*Exercise details*: Starting at the first line of the listing below, repeat each line up to and including the one containing "import pandas as pd". Leave out pictures.

*Data lines*:
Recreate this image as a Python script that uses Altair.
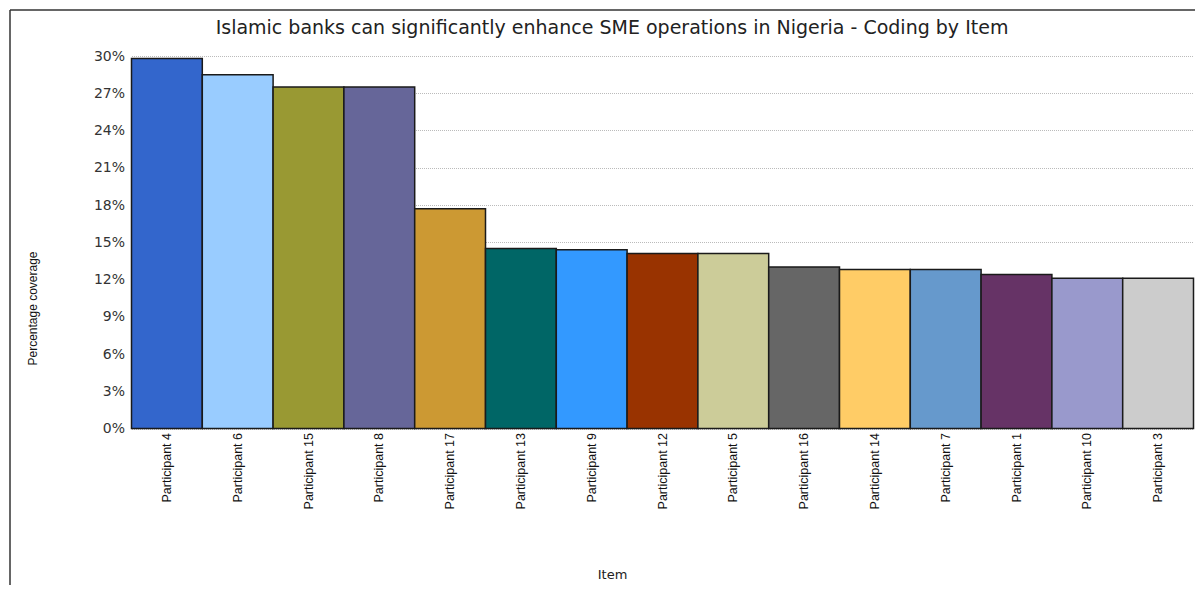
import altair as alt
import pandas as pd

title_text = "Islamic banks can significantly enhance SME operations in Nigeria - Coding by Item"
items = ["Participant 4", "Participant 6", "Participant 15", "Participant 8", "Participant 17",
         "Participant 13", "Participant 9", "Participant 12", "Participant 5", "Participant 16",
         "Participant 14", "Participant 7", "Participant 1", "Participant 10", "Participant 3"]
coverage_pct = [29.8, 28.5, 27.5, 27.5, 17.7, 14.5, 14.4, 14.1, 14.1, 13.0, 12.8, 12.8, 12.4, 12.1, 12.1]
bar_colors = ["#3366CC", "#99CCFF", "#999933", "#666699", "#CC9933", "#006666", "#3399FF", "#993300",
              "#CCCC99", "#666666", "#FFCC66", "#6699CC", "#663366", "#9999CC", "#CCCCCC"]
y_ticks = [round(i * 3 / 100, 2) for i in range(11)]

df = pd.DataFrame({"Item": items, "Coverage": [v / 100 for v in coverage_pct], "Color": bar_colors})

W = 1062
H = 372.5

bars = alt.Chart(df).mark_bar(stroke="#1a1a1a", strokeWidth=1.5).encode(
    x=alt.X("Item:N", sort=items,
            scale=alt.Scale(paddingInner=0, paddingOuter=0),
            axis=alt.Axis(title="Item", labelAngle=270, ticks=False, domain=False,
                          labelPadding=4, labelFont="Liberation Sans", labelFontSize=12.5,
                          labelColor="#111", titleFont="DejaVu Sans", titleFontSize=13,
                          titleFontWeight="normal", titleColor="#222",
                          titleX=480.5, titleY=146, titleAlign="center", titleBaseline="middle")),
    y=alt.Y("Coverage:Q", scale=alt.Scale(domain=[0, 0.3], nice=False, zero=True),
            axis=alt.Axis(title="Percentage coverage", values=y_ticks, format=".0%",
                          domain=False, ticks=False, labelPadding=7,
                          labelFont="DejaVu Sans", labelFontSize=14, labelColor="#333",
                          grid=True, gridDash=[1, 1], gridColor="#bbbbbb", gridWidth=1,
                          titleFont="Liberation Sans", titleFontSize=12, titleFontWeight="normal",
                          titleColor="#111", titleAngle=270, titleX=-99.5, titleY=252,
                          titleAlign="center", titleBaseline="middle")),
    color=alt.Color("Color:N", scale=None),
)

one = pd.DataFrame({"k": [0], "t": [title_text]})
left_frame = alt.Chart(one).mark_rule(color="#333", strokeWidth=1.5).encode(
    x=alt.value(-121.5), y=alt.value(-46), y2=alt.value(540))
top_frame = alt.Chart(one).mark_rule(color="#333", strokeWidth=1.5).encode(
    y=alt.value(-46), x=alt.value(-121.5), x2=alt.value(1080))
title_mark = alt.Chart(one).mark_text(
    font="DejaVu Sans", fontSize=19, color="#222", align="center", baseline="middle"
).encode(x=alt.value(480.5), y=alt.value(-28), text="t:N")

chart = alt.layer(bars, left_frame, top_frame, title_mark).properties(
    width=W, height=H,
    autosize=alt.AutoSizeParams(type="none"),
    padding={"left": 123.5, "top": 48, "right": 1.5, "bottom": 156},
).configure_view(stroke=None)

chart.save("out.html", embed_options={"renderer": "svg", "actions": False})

*Task response*:
Recreate this image as a Python script that uses Altair.
import altair as alt
import pandas as pd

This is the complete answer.